From the records below, print only the part that opens with the line containing "Recreate this image" and closes with the line containing "['10000', '1000', '100', '10', '1', '0,1'];"; omit the pictures.

Records contained in a dataset:
═══

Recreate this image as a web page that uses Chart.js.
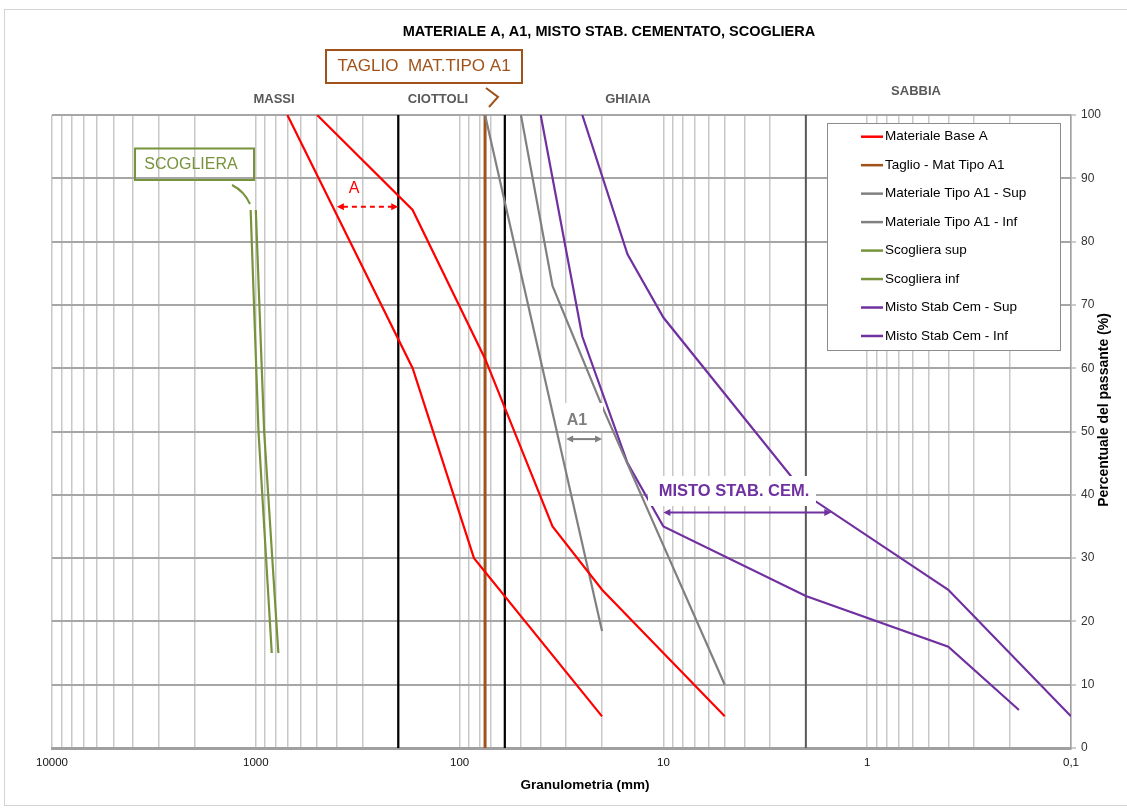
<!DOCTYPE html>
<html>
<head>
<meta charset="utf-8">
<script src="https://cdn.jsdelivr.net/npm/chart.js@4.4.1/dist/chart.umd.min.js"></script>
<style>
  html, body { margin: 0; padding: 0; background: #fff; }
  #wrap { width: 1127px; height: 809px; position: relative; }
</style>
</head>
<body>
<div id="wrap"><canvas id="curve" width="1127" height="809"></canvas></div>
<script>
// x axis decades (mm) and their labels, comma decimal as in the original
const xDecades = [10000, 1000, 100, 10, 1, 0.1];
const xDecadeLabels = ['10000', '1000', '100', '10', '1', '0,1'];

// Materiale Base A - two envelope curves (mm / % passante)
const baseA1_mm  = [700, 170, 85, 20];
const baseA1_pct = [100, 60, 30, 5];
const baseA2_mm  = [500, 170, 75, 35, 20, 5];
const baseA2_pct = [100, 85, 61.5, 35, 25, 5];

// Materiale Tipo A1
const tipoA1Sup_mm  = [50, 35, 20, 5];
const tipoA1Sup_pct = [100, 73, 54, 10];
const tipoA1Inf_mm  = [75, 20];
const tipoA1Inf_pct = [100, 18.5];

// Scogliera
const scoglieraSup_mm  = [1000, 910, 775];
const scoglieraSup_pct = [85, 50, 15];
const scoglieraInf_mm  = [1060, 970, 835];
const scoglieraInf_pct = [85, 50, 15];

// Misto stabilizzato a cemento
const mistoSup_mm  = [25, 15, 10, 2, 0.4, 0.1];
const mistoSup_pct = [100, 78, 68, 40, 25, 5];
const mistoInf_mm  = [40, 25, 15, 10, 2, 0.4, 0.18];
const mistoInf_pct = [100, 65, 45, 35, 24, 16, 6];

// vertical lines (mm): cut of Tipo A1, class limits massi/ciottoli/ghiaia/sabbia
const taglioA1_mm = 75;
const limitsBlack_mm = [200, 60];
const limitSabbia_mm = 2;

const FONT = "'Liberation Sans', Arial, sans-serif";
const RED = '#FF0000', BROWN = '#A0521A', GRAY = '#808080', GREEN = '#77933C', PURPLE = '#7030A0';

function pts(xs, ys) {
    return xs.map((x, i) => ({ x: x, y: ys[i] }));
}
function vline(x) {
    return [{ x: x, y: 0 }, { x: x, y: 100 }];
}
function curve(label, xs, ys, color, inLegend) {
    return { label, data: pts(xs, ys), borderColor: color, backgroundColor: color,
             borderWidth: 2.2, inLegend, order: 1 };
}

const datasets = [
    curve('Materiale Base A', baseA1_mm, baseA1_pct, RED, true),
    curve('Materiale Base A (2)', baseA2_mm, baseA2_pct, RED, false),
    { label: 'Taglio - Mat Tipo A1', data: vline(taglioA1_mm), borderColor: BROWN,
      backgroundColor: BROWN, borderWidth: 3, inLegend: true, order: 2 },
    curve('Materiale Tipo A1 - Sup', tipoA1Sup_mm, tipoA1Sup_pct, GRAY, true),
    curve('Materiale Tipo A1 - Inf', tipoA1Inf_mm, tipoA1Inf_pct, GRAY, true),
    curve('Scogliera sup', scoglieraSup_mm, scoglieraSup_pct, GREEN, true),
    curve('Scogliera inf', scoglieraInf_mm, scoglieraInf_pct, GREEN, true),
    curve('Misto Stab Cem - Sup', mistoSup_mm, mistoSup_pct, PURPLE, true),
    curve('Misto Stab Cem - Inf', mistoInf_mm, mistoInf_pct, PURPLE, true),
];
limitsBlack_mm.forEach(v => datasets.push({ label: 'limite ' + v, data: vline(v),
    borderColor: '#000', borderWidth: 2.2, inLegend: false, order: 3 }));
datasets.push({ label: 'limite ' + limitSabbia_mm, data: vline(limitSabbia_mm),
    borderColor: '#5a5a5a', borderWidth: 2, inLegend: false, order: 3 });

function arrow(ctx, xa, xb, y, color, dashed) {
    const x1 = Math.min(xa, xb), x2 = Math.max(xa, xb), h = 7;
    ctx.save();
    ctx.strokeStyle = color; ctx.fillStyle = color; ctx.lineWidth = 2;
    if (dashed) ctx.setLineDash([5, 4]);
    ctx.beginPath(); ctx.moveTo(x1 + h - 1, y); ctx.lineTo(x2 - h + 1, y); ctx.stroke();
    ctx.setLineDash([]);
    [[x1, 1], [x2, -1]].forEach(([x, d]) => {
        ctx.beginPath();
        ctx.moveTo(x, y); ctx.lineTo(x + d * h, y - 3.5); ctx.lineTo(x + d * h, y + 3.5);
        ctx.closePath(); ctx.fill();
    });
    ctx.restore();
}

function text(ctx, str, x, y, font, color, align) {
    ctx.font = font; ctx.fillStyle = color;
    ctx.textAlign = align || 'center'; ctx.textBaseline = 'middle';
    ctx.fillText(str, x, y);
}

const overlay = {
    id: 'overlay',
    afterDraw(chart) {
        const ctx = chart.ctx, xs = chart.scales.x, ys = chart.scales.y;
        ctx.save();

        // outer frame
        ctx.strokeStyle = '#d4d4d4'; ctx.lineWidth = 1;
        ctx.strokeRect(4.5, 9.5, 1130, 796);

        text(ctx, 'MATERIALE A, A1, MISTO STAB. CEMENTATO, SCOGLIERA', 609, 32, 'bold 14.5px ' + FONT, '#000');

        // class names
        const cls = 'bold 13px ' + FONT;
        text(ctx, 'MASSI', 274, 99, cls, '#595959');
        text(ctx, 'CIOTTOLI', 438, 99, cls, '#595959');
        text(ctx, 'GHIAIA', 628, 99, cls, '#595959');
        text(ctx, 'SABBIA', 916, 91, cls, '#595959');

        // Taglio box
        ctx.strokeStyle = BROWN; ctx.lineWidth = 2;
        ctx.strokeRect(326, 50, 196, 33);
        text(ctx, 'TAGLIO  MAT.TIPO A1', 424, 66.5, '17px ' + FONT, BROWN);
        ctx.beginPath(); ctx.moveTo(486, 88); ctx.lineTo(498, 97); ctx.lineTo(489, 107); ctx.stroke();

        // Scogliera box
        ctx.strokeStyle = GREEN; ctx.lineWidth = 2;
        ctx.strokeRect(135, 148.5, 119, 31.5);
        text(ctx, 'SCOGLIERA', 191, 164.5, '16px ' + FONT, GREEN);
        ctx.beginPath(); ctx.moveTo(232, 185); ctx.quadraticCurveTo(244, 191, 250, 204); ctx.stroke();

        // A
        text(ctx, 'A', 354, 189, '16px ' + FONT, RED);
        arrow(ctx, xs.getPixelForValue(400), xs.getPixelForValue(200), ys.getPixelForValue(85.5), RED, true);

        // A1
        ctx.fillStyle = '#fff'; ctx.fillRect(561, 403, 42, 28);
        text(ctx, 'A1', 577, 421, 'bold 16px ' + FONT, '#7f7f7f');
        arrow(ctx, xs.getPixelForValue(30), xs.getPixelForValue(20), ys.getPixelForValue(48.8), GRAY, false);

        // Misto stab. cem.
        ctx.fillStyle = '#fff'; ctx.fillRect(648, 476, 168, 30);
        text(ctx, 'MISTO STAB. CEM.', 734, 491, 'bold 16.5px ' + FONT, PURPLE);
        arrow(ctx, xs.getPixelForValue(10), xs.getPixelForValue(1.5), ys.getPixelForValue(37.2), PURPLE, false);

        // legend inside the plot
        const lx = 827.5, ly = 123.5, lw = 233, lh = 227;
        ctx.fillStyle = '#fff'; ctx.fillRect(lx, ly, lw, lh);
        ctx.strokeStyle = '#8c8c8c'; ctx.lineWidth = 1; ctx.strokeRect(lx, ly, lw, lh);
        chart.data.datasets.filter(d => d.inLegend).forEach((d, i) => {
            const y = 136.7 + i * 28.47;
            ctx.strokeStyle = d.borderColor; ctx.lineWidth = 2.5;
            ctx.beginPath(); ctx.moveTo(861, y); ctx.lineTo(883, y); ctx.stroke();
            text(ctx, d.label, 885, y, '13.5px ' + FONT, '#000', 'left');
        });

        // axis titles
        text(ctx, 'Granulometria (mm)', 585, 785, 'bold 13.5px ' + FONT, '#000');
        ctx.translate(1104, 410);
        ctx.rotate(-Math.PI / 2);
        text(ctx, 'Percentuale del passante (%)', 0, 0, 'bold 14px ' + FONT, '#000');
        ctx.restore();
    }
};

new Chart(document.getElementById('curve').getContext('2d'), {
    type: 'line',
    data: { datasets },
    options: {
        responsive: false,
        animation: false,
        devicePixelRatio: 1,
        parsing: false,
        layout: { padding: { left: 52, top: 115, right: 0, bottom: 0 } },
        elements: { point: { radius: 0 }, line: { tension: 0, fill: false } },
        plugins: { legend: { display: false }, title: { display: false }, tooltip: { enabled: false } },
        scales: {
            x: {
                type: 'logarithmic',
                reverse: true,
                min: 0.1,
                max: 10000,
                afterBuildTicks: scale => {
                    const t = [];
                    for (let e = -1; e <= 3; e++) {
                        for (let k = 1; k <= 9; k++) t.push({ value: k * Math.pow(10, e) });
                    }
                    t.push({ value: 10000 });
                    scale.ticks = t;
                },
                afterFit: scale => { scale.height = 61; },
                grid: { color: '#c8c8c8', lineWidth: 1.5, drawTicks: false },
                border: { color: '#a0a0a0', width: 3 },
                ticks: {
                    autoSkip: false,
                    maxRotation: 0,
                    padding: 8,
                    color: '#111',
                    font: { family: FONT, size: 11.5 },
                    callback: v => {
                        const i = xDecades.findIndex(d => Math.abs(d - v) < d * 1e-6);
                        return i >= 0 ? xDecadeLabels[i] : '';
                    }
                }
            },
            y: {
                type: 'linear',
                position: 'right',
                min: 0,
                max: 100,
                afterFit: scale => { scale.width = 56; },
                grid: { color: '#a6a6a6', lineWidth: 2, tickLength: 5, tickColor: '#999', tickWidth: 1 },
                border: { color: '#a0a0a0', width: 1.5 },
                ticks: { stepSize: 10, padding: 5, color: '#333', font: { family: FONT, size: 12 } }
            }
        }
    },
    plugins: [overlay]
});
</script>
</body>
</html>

═══

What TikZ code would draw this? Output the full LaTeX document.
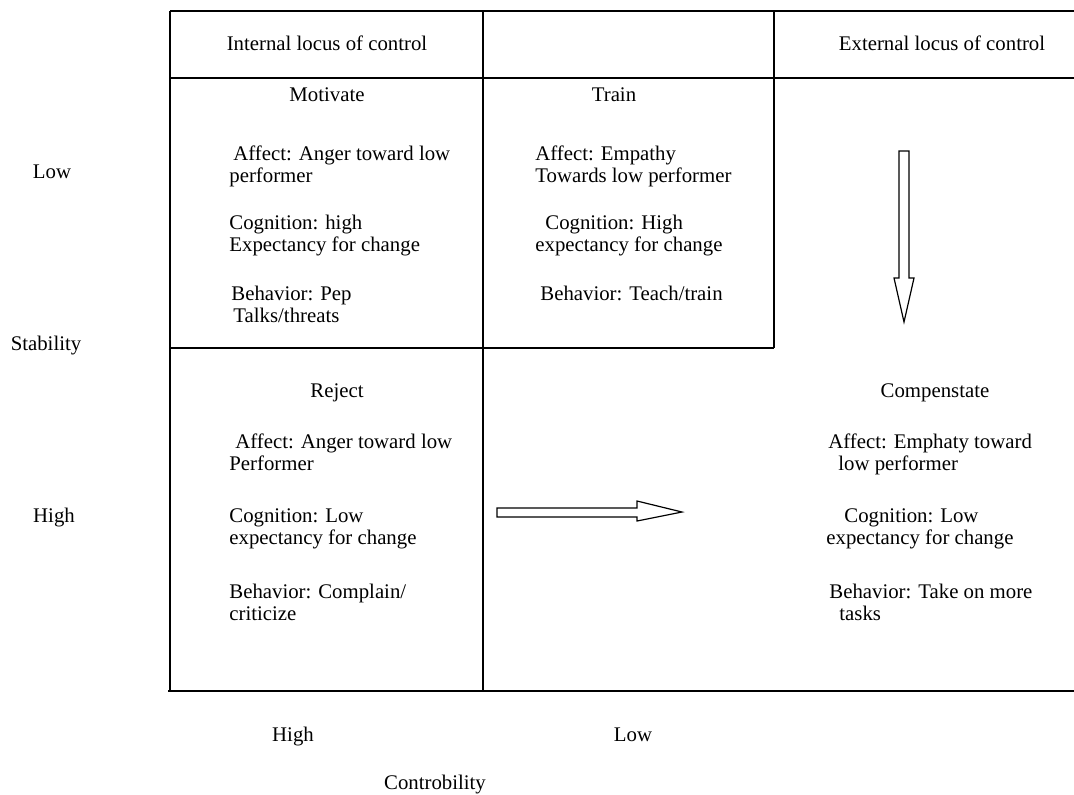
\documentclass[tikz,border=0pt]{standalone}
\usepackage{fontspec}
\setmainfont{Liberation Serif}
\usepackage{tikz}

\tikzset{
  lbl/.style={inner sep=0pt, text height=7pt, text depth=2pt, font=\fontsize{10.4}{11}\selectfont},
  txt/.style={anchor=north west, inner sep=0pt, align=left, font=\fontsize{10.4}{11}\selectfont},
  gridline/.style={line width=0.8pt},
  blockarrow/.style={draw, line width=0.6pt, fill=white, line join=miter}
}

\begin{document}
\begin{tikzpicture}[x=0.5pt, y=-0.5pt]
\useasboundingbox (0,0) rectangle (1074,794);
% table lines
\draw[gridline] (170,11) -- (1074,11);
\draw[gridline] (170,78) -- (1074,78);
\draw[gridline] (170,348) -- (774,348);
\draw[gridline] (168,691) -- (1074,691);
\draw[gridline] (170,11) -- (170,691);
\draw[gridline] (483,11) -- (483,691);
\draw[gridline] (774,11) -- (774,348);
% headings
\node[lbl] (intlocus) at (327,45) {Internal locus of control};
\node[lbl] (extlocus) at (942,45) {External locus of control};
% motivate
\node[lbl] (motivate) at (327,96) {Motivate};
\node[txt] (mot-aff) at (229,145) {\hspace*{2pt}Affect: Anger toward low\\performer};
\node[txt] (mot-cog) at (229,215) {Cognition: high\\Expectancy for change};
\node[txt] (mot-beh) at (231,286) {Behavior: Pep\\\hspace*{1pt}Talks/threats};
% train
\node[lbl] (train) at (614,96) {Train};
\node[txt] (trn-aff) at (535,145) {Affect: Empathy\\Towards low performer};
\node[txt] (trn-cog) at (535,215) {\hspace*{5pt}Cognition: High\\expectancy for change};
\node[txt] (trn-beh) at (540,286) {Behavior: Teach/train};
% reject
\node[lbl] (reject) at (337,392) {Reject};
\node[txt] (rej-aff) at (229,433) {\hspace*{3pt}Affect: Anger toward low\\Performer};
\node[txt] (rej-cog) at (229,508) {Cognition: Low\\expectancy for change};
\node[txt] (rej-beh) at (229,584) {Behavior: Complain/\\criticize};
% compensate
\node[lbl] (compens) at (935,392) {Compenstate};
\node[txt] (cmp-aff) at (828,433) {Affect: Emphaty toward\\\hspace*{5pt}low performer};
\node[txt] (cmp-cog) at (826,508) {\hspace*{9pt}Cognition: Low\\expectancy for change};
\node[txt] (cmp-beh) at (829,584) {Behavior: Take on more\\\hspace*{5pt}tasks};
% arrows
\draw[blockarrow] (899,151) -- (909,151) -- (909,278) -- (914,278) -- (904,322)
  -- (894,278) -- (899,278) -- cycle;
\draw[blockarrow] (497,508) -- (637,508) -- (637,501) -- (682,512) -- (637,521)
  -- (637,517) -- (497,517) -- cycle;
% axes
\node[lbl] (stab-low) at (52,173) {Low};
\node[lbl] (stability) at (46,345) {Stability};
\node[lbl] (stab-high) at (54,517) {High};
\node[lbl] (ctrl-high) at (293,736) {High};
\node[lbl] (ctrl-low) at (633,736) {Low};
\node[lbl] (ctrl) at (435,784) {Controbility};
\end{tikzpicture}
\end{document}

═══

THE REPLY:
Recreate this image as a web page that uses Chart.js.
<!DOCTYPE html>
<html>
<head>
<meta charset="utf-8">
<script src="https://cdn.jsdelivr.net/npm/chart.js@4.4.1/dist/chart.umd.min.js"></script>
<style>
  html, body { margin: 0; padding: 0; background: #fff; }
  #wrap { width: 1127px; height: 809px; position: relative; }
</style>
</head>
<body>
<div id="wrap"><canvas id="curve" width="1127" height="809"></canvas></div>
<script>
// x axis decades (mm) and their labels, comma decimal as in the original
const xDecades = [10000, 1000, 100, 10, 1, 0.1];
const xDecadeLabels = ['10000', '1000', '100', '10', '1', '0,1'];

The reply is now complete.